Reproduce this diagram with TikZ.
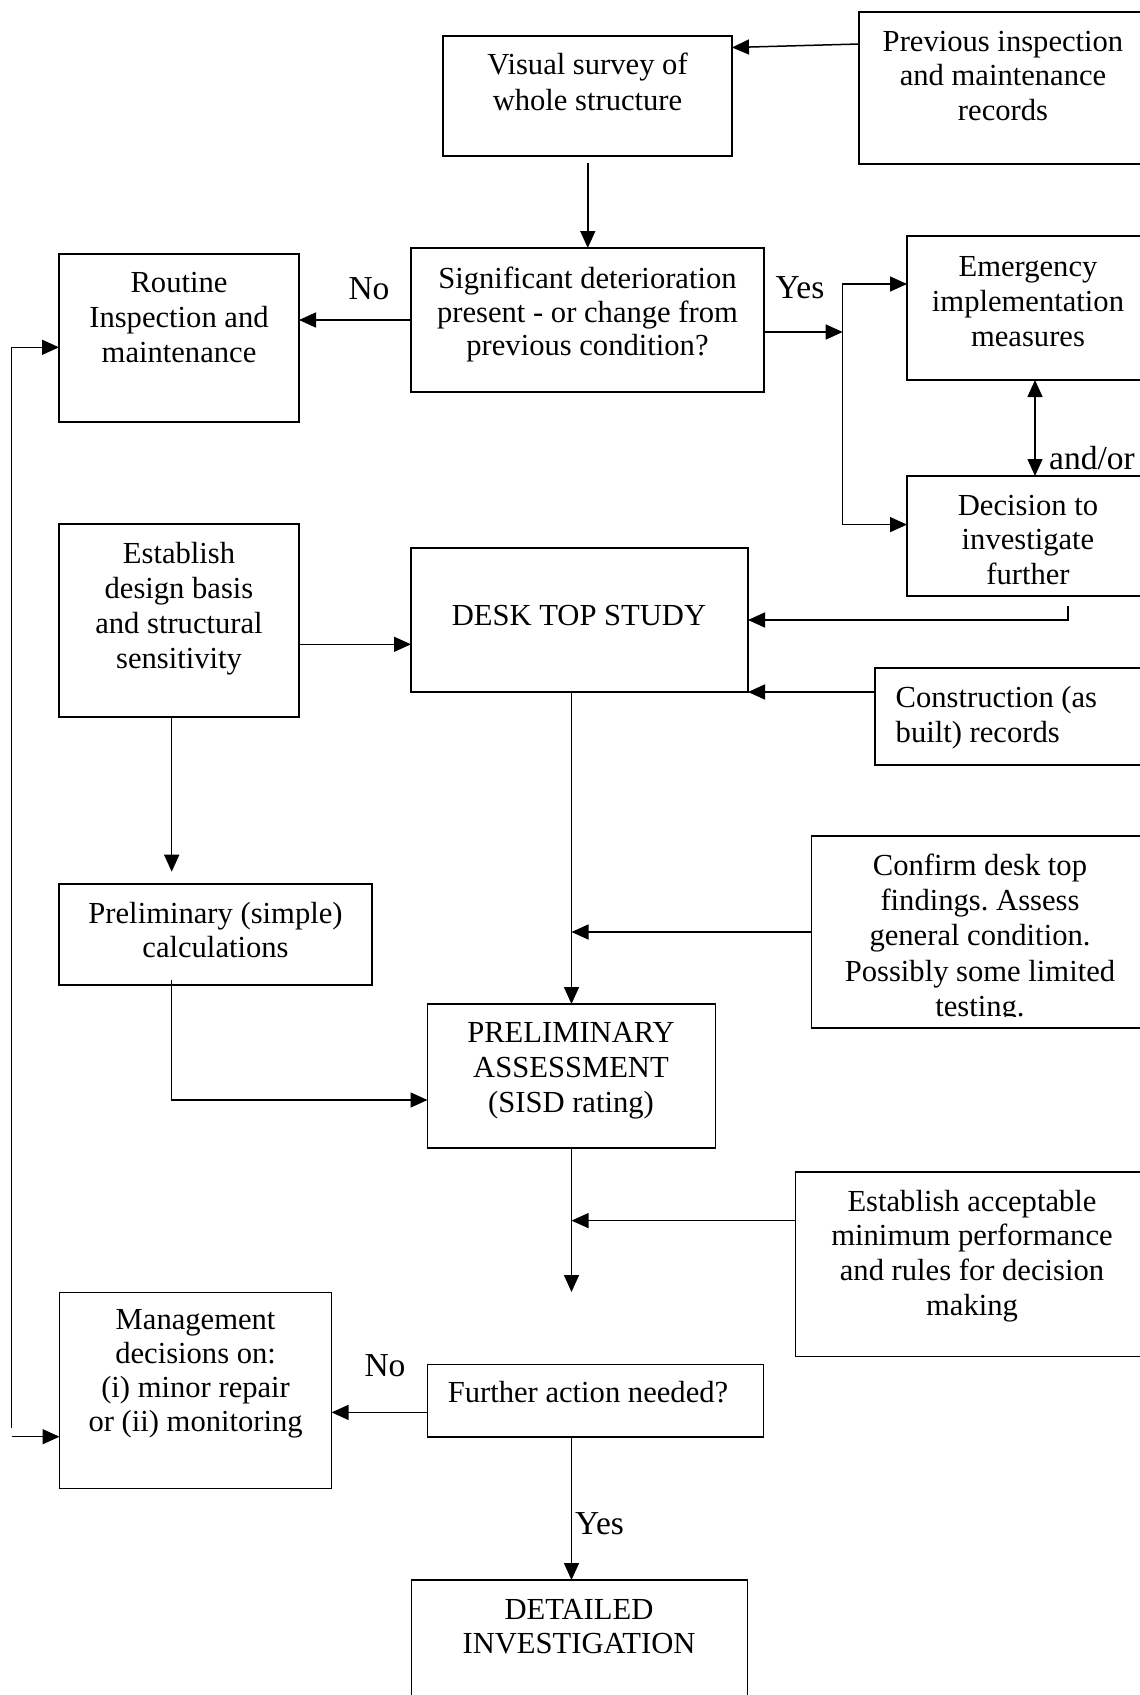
\documentclass[tikz,border=0pt]{standalone}
\usepackage{fontspec}
\setmainfont{Liberation Serif}
\usetikzlibrary{arrows.meta,calc}
\frenchspacing
\begin{document}
\begin{tikzpicture}[x=1pt,y=-1pt,
  bx/.style={draw,rectangle,line width=1.7pt,inner sep=0pt,outer sep=0pt},
  txt/.style={inner sep=0pt,align=center,font=\fontsize{30.6}{35}\selectfont},
  lbl/.style={inner sep=0pt,anchor=base,font=\fontsize{33.5}{38}\selectfont},
  arr/.style={line width=1.5pt,-{Triangle[length=17pt,width=15pt]}},
  arrb/.style={line width=1.5pt,{Triangle[length=17pt,width=15pt]}-{Triangle[length=17pt,width=15pt]}},
  ln/.style={line width=1.5pt}]
\useasboundingbox (0,0) rectangle (1140,1695);
\fill[white] (0,0) rectangle (1140,1695);

% boxes
\node[bx,minimum width=289pt,minimum height=120pt] (visual) at (587.5,96) {};
\node[bx,minimum width=291pt,minimum height=152pt] (prev) at (1004.5,88) {};
\node[bx,minimum width=353pt,minimum height=144pt] (sig) at (587.5,320) {};
\node[bx,minimum width=243pt,minimum height=144pt] (emerg) at (1028.5,308) {};
\node[bx,minimum width=243pt,minimum height=120pt] (decision) at (1028.5,536) {};
\node[bx,minimum width=240pt,minimum height=168pt] (routine) at (179,338) {};
\node[bx,minimum width=240pt,minimum height=193pt] (establish) at (179,620.5) {};
\node[bx,minimum width=337pt,minimum height=144pt] (desk) at (579.5,620) {};
\node[bx,minimum width=275pt,minimum height=97pt] (constr) at (1012.5,716.5) {};
\node[bx,minimum width=338.5pt,minimum height=192pt] (confirm) at (980.75,932) {};
\node[bx,minimum width=313pt,minimum height=101pt] (pcalc) at (215.5,934.5) {};
\node[bx,minimum width=288pt,minimum height=144pt] (passess) at (571.5,1076) {};
\node[bx,minimum width=354.4pt,minimum height=184.5pt] (estacc) at (972.8,1264.25) {};
\node[bx,minimum width=272.1pt,minimum height=196pt] (mgmt) at (195.55,1390.5) {};
\node[bx,minimum width=336pt,minimum height=72.5pt] (further) at (595.6,1400.75) {};
\node[bx,minimum width=336.1pt,minimum height=140pt] (detailed) at (579.55,1650) {};

% texts
\node[txt,anchor=north,font=\fontsize{30.6}{35.5}\selectfont] (visual-t) at (587.5,53) {Visual survey of\\whole structure};
\node[txt,anchor=north,font=\fontsize{30.6}{34.5}\selectfont] (prev-t) at (1003,31) {Previous inspection\\and maintenance\\records};
\node[txt,anchor=north,font=\fontsize{30.6}{33.7}\selectfont] (sig-t) at (587.5,266.7) {Significant deterioration\\present - or change from\\previous condition?};
\node[txt,anchor=north] (emerg-t) at (1028,256) {Emergency\\implementation\\measures};
\node[txt,anchor=north,font=\fontsize{30.6}{34.5}\selectfont] (decision-t) at (1028,495) {Decision to\\investigate\\further};
\node[txt,anchor=north] (routine-t) at (179,272.3) {Routine\\Inspection and\\maintenance};
\node[txt,anchor=north] (establish-t) at (179,542.3) {Establish\\design basis\\and structural\\sensitivity};
\node[txt,anchor=base] (desk-t) at (579,625.7) {DESK TOP STUDY};
\node[txt,anchor=north west,align=left,font=\fontsize{30.6}{35.7}\selectfont] (constr-t) at (895.5,685.8) {Construction (as\\built) records};
\begin{scope}
\clip (811.5,836) rectangle (1150,1016);
\node[txt,anchor=north,font=\fontsize{30.6}{35.3}\selectfont] (confirm-t) at (980,853.6) {Confirm desk top\\findings. Assess\\general condition.\\Possibly some limited\\testing.};
\end{scope}
\node[txt,anchor=north,font=\fontsize{30.6}{34}\selectfont] (pcalc-t) at (215.5,902.3) {Preliminary (simple)\\calculations};
\node[txt,anchor=north] (passess-t) at (571,1021.7) {PRELIMINARY\\ASSESSMENT\\(SISD rating)};
\node[txt,anchor=north,font=\fontsize{30.6}{34.7}\selectfont] (estacc-t) at (972,1189.8) {Establish acceptable\\minimum performance\\and rules for decision\\making};
\node[txt,anchor=north,font=\fontsize{30.6}{34}\selectfont] (mgmt-t) at (195.6,1309) {Management\\decisions on:\\(i) minor repair\\or (ii) monitoring};
\node[txt,anchor=base] (further-t) at (588,1402) {Further action needed?};
\node[txt,anchor=north,font=\fontsize{30.6}{34}\selectfont] (detailed-t) at (579,1599) {DETAILED\\INVESTIGATION};

% labels
\node[lbl] (no1) at (369,299.3) {No};
\node[lbl] (yes1) at (800,298.3) {Yes};
\node[lbl] (andor) at (1092,469) {and/or};
\node[lbl] (no2) at (385,1376) {No};
\node[lbl,anchor=base west] (yes2) at (575,1534) {Yes};

% free-end coordinates
\coordinate (split) at (842.7,332);
\coordinate (dtop) at (1067.8,605.7);
\coordinate (c1) at (171.7,871.7);
\coordinate (c1s) at (171.7,980);
\coordinate (c2) at (571.5,1292);
\coordinate (fb) at (11.5,1428);
\coordinate (fb2) at (11.5,1436.7);
\coordinate (vtop) at (587.8,163);

% connectors
\draw[arr] ([yshift=44pt]prev.west) -- ([yshift=48.5pt]visual.east);
\draw[arr] (vtop) -- (vtop |- sig.north);
\draw[arr] (sig.west) -- (sig.west -| routine.east);
\draw[arr] ([yshift=-12pt]sig.east) -- (split);
\draw[arr] (split) |- ([yshift=24pt]emerg.west);
\draw[arr] (split) |- ([yshift=11.4pt]decision.west);
\draw[arrb] ([xshift=6.5pt]emerg.south) -- ([xshift=6.5pt]decision.north);
\draw[arr] (dtop) |- (desk.east);
\draw[arr] ([yshift=24.5pt]constr.west) -- (desk.south east);
\draw[arr] ([yshift=-23.8pt]establish.east) -- ([yshift=-24.3pt]desk.west);
\draw[arr] (c1 |- establish.south) -- (c1);
\draw[arr] (c1s) |- ([yshift=-24pt]passess.west);
\draw[arr] (passess.north |- desk.south) -- (passess.north);
\draw[arr] (confirm.west) -- (confirm.west -| passess.north);
\draw[arr] (passess.south) -- (c2);
\draw[arr] ([yshift=43.65pt]estacc.west) -- ([yshift=43.65pt]estacc.west -| c2);
\draw[arr] ([yshift=-11.65pt]further.west) -- ([yshift=-11.65pt]further.west -| mgmt.east);
\draw[arr] (further.south -| c2) -- (detailed.north -| c2);
\draw[arr] (fb) |- ([yshift=-9.3pt]routine.west);
\draw[arr] (fb2) -- (fb2 -| mgmt.west);
\end{tikzpicture}
\end{document}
=-=-=
Reproduce all of the data exactly, omitting each picture it holds.

◆ Answer to this exercise
Reproduce this diagram with TikZ.
\documentclass[tikz,border=0pt]{standalone}
\usepackage{fontspec}
\setmainfont{Liberation Serif}
\usetikzlibrary{arrows.meta,calc}
\frenchspacing
\begin{document}
\begin{tikzpicture}[x=1pt,y=-1pt,
  bx/.style={draw,rectangle,line width=1.7pt,inner sep=0pt,outer sep=0pt},
  txt/.style={inner sep=0pt,align=center,font=\fontsize{30.6}{35}\selectfont},
  lbl/.style={inner sep=0pt,anchor=base,font=\fontsize{33.5}{38}\selectfont},
  arr/.style={line width=1.5pt,-{Triangle[length=17pt,width=15pt]}},
  arrb/.style={line width=1.5pt,{Triangle[length=17pt,width=15pt]}-{Triangle[length=17pt,width=15pt]}},
  ln/.style={line width=1.5pt}]
\useasboundingbox (0,0) rectangle (1140,1695);
\fill[white] (0,0) rectangle (1140,1695);

% boxes
\node[bx,minimum width=289pt,minimum height=120pt] (visual) at (587.5,96) {};
\node[bx,minimum width=291pt,minimum height=152pt] (prev) at (1004.5,88) {};
\node[bx,minimum width=353pt,minimum height=144pt] (sig) at (587.5,320) {};
\node[bx,minimum width=243pt,minimum height=144pt] (emerg) at (1028.5,308) {};
\node[bx,minimum width=243pt,minimum height=120pt] (decision) at (1028.5,536) {};
\node[bx,minimum width=240pt,minimum height=168pt] (routine) at (179,338) {};
\node[bx,minimum width=240pt,minimum height=193pt] (establish) at (179,620.5) {};
\node[bx,minimum width=337pt,minimum height=144pt] (desk) at (579.5,620) {};
\node[bx,minimum width=275pt,minimum height=97pt] (constr) at (1012.5,716.5) {};
\node[bx,minimum width=338.5pt,minimum height=192pt] (confirm) at (980.75,932) {};
\node[bx,minimum width=313pt,minimum height=101pt] (pcalc) at (215.5,934.5) {};
\node[bx,minimum width=288pt,minimum height=144pt] (passess) at (571.5,1076) {};
\node[bx,minimum width=354.4pt,minimum height=184.5pt] (estacc) at (972.8,1264.25) {};
\node[bx,minimum width=272.1pt,minimum height=196pt] (mgmt) at (195.55,1390.5) {};
\node[bx,minimum width=336pt,minimum height=72.5pt] (further) at (595.6,1400.75) {};
\node[bx,minimum width=336.1pt,minimum height=140pt] (detailed) at (579.55,1650) {};

% texts
\node[txt,anchor=north,font=\fontsize{30.6}{35.5}\selectfont] (visual-t) at (587.5,53) {Visual survey of\\whole structure};
\node[txt,anchor=north,font=\fontsize{30.6}{34.5}\selectfont] (prev-t) at (1003,31) {Previous inspection\\and maintenance\\records};
\node[txt,anchor=north,font=\fontsize{30.6}{33.7}\selectfont] (sig-t) at (587.5,266.7) {Significant deterioration\\present - or change from\\previous condition?};
\node[txt,anchor=north] (emerg-t) at (1028,256) {Emergency\\implementation\\measures};
\node[txt,anchor=north,font=\fontsize{30.6}{34.5}\selectfont] (decision-t) at (1028,495) {Decision to\\investigate\\further};
\node[txt,anchor=north] (routine-t) at (179,272.3) {Routine\\Inspection and\\maintenance};
\node[txt,anchor=north] (establish-t) at (179,542.3) {Establish\\design basis\\and structural\\sensitivity};
\node[txt,anchor=base] (desk-t) at (579,625.7) {DESK TOP STUDY};
\node[txt,anchor=north west,align=left,font=\fontsize{30.6}{35.7}\selectfont] (constr-t) at (895.5,685.8) {Construction (as\\built) records};
\begin{scope}
\clip (811.5,836) rectangle (1150,1016);
\node[txt,anchor=north,font=\fontsize{30.6}{35.3}\selectfont] (confirm-t) at (980,853.6) {Confirm desk top\\findings. Assess\\general condition.\\Possibly some limited\\testing.};
\end{scope}
\node[txt,anchor=north,font=\fontsize{30.6}{34}\selectfont] (pcalc-t) at (215.5,902.3) {Preliminary (simple)\\calculations};
\node[txt,anchor=north] (passess-t) at (571,1021.7) {PRELIMINARY\\ASSESSMENT\\(SISD rating)};
\node[txt,anchor=north,font=\fontsize{30.6}{34.7}\selectfont] (estacc-t) at (972,1189.8) {Establish acceptable\\minimum performance\\and rules for decision\\making};
\node[txt,anchor=north,font=\fontsize{30.6}{34}\selectfont] (mgmt-t) at (195.6,1309) {Management\\decisions on:\\(i) minor repair\\or (ii) monitoring};
\node[txt,anchor=base] (further-t) at (588,1402) {Further action needed?};
\node[txt,anchor=north,font=\fontsize{30.6}{34}\selectfont] (detailed-t) at (579,1599) {DETAILED\\INVESTIGATION};

% labels
\node[lbl] (no1) at (369,299.3) {No};
\node[lbl] (yes1) at (800,298.3) {Yes};
\node[lbl] (andor) at (1092,469) {and/or};
\node[lbl] (no2) at (385,1376) {No};
\node[lbl,anchor=base west] (yes2) at (575,1534) {Yes};

% free-end coordinates
\coordinate (split) at (842.7,332);
\coordinate (dtop) at (1067.8,605.7);
\coordinate (c1) at (171.7,871.7);
\coordinate (c1s) at (171.7,980);
\coordinate (c2) at (571.5,1292);
\coordinate (fb) at (11.5,1428);
\coordinate (fb2) at (11.5,1436.7);
\coordinate (vtop) at (587.8,163);

% connectors
\draw[arr] ([yshift=44pt]prev.west) -- ([yshift=48.5pt]visual.east);
\draw[arr] (vtop) -- (vtop |- sig.north);
\draw[arr] (sig.west) -- (sig.west -| routine.east);
\draw[arr] ([yshift=-12pt]sig.east) -- (split);
\draw[arr] (split) |- ([yshift=24pt]emerg.west);
\draw[arr] (split) |- ([yshift=11.4pt]decision.west);
\draw[arrb] ([xshift=6.5pt]emerg.south) -- ([xshift=6.5pt]decision.north);
\draw[arr] (dtop) |- (desk.east);
\draw[arr] ([yshift=24.5pt]constr.west) -- (desk.south east);
\draw[arr] ([yshift=-23.8pt]establish.east) -- ([yshift=-24.3pt]desk.west);
\draw[arr] (c1 |- establish.south) -- (c1);
\draw[arr] (c1s) |- ([yshift=-24pt]passess.west);
\draw[arr] (passess.north |- desk.south) -- (passess.north);
\draw[arr] (confirm.west) -- (confirm.west -| passess.north);
\draw[arr] (passess.south) -- (c2);
\draw[arr] ([yshift=43.65pt]estacc.west) -- ([yshift=43.65pt]estacc.west -| c2);
\draw[arr] ([yshift=-11.65pt]further.west) -- ([yshift=-11.65pt]further.west -| mgmt.east);
\draw[arr] (further.south -| c2) -- (detailed.north -| c2);
\draw[arr] (fb) |- ([yshift=-9.3pt]routine.west);
\draw[arr] (fb2) -- (fb2 -| mgmt.west);
\end{tikzpicture}
\end{document}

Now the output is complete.